We trust each our own elephant, till our own elephant kills us. Other
castes trust women, but we the elephant-folk. I have seen men deal with enraged elephants and live; but never was man yet born of woman that met my lord the elephant in his musth and lived to tell of the taming..


This is from the introduction to “My Lord the Elephant”, in Many Inventions. A mahout is talking to the ‘soldiers three’ and the narrator about his elephant, which is enraged and flailing about in his heel chains. The mahout goes on to tell how he once saw a white man astride an angry beast in Cawnpore. It was Mulvaney, who goes on to tell the tale.

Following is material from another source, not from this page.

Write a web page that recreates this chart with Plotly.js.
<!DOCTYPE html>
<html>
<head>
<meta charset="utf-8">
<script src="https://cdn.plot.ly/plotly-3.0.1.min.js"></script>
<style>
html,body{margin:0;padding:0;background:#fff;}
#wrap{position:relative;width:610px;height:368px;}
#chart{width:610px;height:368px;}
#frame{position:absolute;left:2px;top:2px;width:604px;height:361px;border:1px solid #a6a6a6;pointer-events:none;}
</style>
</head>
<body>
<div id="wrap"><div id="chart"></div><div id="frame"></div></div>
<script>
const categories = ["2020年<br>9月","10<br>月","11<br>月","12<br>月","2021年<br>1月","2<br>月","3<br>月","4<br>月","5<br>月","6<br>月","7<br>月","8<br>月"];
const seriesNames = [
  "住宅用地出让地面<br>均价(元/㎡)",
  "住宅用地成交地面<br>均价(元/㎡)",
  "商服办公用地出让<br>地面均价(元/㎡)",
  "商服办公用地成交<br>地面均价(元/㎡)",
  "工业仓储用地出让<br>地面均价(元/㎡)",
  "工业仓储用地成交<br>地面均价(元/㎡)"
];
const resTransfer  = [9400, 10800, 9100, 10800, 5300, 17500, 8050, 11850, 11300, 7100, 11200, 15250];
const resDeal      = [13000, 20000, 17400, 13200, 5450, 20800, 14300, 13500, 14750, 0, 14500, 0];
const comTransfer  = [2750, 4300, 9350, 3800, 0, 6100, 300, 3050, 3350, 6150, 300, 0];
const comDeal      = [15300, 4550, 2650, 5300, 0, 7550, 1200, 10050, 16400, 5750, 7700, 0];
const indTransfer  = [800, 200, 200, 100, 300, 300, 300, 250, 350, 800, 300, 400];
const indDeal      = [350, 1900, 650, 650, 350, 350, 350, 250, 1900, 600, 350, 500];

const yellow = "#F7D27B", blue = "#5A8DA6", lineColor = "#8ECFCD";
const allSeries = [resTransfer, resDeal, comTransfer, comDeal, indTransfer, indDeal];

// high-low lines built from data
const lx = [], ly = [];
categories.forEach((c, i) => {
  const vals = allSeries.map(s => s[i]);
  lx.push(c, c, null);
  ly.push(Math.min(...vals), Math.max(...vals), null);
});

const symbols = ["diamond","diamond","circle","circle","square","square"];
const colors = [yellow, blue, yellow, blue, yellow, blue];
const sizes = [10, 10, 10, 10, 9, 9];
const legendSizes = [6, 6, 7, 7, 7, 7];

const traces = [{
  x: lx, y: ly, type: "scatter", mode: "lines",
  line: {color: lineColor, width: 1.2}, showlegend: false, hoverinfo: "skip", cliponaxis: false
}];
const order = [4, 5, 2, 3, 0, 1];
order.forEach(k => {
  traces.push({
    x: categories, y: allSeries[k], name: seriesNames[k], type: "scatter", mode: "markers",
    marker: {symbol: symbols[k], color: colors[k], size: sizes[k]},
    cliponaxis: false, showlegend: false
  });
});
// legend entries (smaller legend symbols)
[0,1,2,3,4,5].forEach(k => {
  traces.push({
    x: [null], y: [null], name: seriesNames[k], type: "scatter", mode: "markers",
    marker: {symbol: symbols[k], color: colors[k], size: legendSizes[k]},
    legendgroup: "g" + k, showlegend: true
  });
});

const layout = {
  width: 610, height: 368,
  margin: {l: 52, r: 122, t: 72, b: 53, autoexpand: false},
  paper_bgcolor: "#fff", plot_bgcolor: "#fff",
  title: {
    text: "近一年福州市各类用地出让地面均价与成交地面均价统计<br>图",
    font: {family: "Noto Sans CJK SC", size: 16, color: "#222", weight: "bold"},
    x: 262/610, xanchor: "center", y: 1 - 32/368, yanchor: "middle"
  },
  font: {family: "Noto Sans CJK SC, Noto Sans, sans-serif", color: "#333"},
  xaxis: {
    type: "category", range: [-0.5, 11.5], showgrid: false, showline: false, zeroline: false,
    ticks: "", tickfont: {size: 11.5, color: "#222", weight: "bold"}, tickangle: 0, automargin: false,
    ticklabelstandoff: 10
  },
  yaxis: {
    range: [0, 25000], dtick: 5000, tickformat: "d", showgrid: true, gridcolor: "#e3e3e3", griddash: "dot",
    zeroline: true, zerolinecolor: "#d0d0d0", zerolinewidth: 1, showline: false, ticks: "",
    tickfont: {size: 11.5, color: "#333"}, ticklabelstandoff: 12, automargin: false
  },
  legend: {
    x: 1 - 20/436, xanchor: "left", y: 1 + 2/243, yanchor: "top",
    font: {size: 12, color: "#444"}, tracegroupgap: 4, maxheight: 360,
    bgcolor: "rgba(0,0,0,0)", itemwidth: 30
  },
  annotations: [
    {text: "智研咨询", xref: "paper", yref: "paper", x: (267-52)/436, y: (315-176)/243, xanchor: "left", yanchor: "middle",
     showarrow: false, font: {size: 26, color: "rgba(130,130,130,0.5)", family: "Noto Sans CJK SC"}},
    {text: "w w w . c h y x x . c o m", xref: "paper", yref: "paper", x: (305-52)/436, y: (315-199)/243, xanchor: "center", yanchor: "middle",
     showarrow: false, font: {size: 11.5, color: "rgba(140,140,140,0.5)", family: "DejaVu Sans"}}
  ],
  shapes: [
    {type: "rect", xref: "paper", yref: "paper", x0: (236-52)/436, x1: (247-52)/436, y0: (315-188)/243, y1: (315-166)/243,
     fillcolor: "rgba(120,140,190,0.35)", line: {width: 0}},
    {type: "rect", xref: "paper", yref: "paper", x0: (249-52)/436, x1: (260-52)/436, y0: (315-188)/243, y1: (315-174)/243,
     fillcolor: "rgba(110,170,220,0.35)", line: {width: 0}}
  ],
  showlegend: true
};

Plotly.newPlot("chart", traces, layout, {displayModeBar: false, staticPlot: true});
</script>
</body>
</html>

‘Surely they make these things to please their Gods,’ said the Bull again.
‘Not altogether’, the Elephant rolled forth. ‘It is for the profit of my mahanjuns – my fat money lenders that worship me each new year, when they draw my
image at the head of the account books.’


This is from “The Bridgebuilders” in The Day’s Work. Finlayson, the Chief Engineer of the Kashi Bridge is stranded with his head foreman on an island amidst the rushing waters of a Ganges flood that threatens to sweep all away. In the night they have a vision of the Gods to whom the local villagers pray, talking together of how Mother Gunga has been trammelled and tamed by the great new modern bridge-works.